News Flash: AP Writer Uses Bad Evidence to Support Position

I take time to read things. That’s why I notice things like this:

The No. 1 reason people fall behind on their mortgage is loss of a job, or some source of income, perhaps from a divorce or death of a spouse. If a borrower is unemployed, lenders don’t have many options but foreclosure.

Two years ago, about 36 percent of mortgage delinquencies were caused by loss of income or unemployment, according to research by mortgage finance company Freddie Mac. But that number has risen to 45 percent this year as the unemployment rate has ticked up to a five-year high of 6.1 percent.

Jon Falen, 33, put his four-bedroom house in Olathe, Kan., with high-end appliances, granite kitchen countertops and a landscaped lot, on the market more than two years ago after health problems forced him to leave his job as an air traffic controller.

Falen and his wife, now delinquent on their two home loans, are finally scheduled to sell their house next month.

But there’s a big catch: The buyer has agreed to pay only $490,000, which is $70,000 less than what the couple paid for it in 2002.

Making matters worse, Falen and his wife owe $675,000 to two lenders because they used their home equity – which soared during the housing boom – to pay off student loans and remodeling expenses.

Though Falen and his family seem to have avoided becoming another foreclosure statistic by cashing out on retirement plans and dipping deeply into savings, he is chastened by the drawn-out experience. [Emphasis added.]

The rest of the article is a hodgepodge of conflicting “facts” and urban legends. This bit, though, is fascinating for its utter shoddiness. Consider that it starts by pointing out an increase in employment-related foreclosures due to increasing unemployment, but then gives the example of a man who lost his job due to health reasons. That’s sad and all, but people lose their jobs due to health reasons in good economic conditions and bad.

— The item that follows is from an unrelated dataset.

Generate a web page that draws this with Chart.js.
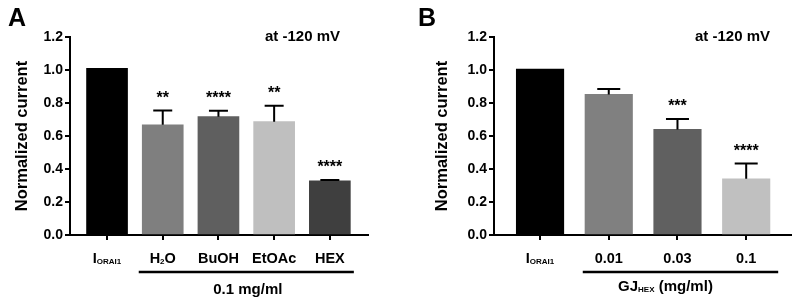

Then, consider that the man owed over $100,000 more on the house than the price at which he purchased it only six year before. That’s simply irresponsible financial planning, although he and his family should be commended for, apparently, using their own resources to solve the problem for themselves.

I suppose my point here is that I noticed this because I read the story carefully. And I wonder: do most people do the same? I tend to think not, simply because if they did, then I’d hear more people talking about both the shoddy nature of today’s “news” reporting, as well as fewer complaints about “Wall Street greed” when they talk about the financial crisis. Does anyone else question whether this writer is merely very bad at selecting evidence to support his conclusions, doesn’t understand that his evidence doesn’t support his conclusion (or both), or is so intent on making his point that he simply chose what seemed like a particularly “tragic” example regardless of its relevance?

Am I wrong? Are more people talking about these things than I’m experiencing here on the Left coast?